TASK DETAILS: Your task is to transcribe, without alteration, the lines from the top of the material below through the line bearing "(a2B) at (291,298);", inclusive.

RECORDS SUPPLIED:
## BEGIN

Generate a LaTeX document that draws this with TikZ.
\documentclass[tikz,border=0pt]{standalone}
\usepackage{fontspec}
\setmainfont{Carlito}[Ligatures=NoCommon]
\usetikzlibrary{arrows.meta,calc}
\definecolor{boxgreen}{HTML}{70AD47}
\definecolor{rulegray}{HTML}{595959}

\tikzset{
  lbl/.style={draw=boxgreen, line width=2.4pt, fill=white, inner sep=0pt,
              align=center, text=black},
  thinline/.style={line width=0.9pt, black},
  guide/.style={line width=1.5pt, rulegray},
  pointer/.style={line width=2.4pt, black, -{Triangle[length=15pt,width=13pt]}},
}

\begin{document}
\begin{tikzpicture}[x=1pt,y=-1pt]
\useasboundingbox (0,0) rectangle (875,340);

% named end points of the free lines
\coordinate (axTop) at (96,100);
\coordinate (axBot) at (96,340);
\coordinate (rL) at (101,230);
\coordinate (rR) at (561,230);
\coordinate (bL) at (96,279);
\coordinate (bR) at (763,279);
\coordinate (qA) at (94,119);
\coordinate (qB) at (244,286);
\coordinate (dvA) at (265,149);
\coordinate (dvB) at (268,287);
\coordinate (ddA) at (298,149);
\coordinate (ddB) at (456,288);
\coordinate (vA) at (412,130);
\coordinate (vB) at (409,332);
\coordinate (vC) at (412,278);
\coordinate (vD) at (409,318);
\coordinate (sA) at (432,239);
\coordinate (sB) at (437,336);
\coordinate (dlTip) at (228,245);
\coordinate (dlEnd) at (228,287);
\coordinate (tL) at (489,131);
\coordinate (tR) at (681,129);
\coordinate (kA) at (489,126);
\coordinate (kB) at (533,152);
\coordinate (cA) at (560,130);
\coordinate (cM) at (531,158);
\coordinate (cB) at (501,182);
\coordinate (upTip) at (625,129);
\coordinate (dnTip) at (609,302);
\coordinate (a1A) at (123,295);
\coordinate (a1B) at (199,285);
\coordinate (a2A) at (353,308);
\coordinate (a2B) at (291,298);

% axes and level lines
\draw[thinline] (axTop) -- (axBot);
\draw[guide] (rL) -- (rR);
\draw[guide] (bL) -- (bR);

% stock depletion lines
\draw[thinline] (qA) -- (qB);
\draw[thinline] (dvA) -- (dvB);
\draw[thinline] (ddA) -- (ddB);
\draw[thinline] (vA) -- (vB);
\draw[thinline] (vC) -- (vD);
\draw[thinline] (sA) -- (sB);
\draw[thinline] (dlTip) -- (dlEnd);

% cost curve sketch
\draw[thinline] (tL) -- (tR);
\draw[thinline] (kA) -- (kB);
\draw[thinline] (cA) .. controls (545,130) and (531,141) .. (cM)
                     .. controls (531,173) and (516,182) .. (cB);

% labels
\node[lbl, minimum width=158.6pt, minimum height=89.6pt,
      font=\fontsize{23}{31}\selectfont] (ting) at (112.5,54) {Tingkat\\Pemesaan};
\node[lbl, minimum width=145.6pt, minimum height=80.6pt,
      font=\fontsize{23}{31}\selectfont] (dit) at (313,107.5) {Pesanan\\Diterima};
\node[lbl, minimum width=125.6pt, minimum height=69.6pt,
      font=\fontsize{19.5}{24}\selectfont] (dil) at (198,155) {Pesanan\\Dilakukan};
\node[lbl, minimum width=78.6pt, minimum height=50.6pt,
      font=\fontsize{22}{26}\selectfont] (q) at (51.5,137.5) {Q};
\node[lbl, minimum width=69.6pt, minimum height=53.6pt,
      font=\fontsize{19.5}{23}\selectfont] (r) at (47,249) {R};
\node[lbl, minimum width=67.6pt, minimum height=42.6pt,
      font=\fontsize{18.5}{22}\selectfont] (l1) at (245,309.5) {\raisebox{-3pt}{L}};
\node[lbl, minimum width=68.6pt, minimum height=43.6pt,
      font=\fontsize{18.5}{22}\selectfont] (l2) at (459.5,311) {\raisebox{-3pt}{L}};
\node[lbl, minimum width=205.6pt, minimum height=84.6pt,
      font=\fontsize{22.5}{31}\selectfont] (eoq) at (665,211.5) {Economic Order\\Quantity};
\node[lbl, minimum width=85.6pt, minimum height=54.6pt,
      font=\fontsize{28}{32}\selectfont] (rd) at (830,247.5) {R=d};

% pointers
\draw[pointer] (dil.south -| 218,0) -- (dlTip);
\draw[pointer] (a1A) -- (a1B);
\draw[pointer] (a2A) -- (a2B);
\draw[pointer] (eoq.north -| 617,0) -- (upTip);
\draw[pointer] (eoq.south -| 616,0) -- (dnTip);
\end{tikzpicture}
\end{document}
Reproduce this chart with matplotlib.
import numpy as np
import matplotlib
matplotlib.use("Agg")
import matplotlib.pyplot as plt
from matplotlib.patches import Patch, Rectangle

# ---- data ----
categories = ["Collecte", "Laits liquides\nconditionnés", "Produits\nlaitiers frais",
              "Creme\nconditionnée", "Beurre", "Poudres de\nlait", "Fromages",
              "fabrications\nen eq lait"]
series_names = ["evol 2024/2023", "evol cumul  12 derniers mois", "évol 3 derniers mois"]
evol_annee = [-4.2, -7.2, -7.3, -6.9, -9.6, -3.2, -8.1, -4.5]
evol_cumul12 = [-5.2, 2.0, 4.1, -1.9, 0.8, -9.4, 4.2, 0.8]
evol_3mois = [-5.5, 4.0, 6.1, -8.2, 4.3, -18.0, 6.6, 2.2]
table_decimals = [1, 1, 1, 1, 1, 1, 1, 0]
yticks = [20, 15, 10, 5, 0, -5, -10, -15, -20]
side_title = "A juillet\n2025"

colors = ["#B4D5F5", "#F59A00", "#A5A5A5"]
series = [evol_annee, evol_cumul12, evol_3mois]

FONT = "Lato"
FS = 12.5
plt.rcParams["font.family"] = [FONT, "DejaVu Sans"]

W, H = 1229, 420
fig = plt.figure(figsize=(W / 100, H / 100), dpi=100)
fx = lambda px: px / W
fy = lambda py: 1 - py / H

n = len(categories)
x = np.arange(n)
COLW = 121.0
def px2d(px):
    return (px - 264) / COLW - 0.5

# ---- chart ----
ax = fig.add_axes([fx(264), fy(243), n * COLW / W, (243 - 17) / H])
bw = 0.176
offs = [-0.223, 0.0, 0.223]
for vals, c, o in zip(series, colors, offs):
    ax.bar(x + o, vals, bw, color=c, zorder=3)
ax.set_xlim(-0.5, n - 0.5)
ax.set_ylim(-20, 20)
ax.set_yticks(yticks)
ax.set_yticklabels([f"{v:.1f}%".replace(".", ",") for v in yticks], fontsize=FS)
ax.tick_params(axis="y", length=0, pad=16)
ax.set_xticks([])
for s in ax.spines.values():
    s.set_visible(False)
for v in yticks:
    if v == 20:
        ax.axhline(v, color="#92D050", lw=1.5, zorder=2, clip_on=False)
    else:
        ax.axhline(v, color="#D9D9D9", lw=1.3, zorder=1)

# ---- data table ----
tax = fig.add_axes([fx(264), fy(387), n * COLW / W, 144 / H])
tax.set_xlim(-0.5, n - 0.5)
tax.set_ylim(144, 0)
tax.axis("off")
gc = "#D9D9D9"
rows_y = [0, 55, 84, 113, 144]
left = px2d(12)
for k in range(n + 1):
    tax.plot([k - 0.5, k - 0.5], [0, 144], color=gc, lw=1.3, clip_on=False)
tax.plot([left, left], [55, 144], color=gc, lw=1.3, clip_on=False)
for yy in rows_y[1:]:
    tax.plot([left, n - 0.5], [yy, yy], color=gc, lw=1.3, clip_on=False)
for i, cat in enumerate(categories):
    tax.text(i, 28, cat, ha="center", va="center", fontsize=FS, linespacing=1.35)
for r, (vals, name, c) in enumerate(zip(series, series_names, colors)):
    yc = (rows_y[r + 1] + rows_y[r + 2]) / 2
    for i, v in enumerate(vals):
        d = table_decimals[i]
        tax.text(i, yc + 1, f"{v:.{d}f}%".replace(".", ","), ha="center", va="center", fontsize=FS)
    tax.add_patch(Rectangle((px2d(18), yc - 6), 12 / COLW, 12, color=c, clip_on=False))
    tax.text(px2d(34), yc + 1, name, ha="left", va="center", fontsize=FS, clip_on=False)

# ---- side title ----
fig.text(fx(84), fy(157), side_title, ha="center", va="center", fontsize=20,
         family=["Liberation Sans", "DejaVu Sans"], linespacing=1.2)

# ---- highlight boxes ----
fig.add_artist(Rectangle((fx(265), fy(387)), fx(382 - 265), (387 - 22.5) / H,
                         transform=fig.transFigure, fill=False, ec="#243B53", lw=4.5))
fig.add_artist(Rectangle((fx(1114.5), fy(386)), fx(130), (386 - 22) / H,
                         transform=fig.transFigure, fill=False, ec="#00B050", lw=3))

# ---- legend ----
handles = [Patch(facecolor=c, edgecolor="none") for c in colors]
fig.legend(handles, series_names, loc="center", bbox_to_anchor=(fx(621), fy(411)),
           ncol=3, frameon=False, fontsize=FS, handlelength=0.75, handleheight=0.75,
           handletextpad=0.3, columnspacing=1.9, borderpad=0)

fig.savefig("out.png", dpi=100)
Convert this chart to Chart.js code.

## END

WRITTEN RESPONSE:
Generate a LaTeX document that draws this with TikZ.
\documentclass[tikz,border=0pt]{standalone}
\usepackage{fontspec}
\setmainfont{Carlito}[Ligatures=NoCommon]
\usetikzlibrary{arrows.meta,calc}
\definecolor{boxgreen}{HTML}{70AD47}
\definecolor{rulegray}{HTML}{595959}

\tikzset{
  lbl/.style={draw=boxgreen, line width=2.4pt, fill=white, inner sep=0pt,
              align=center, text=black},
  thinline/.style={line width=0.9pt, black},
  guide/.style={line width=1.5pt, rulegray},
  pointer/.style={line width=2.4pt, black, -{Triangle[length=15pt,width=13pt]}},
}

\begin{document}
\begin{tikzpicture}[x=1pt,y=-1pt]
\useasboundingbox (0,0) rectangle (875,340);

% named end points of the free lines
\coordinate (axTop) at (96,100);
\coordinate (axBot) at (96,340);
\coordinate (rL) at (101,230);
\coordinate (rR) at (561,230);
\coordinate (bL) at (96,279);
\coordinate (bR) at (763,279);
\coordinate (qA) at (94,119);
\coordinate (qB) at (244,286);
\coordinate (dvA) at (265,149);
\coordinate (dvB) at (268,287);
\coordinate (ddA) at (298,149);
\coordinate (ddB) at (456,288);
\coordinate (vA) at (412,130);
\coordinate (vB) at (409,332);
\coordinate (vC) at (412,278);
\coordinate (vD) at (409,318);
\coordinate (sA) at (432,239);
\coordinate (sB) at (437,336);
\coordinate (dlTip) at (228,245);
\coordinate (dlEnd) at (228,287);
\coordinate (tL) at (489,131);
\coordinate (tR) at (681,129);
\coordinate (kA) at (489,126);
\coordinate (kB) at (533,152);
\coordinate (cA) at (560,130);
\coordinate (cM) at (531,158);
\coordinate (cB) at (501,182);
\coordinate (upTip) at (625,129);
\coordinate (dnTip) at (609,302);
\coordinate (a1A) at (123,295);
\coordinate (a1B) at (199,285);
\coordinate (a2A) at (353,308);
\coordinate (a2B) at (291,298);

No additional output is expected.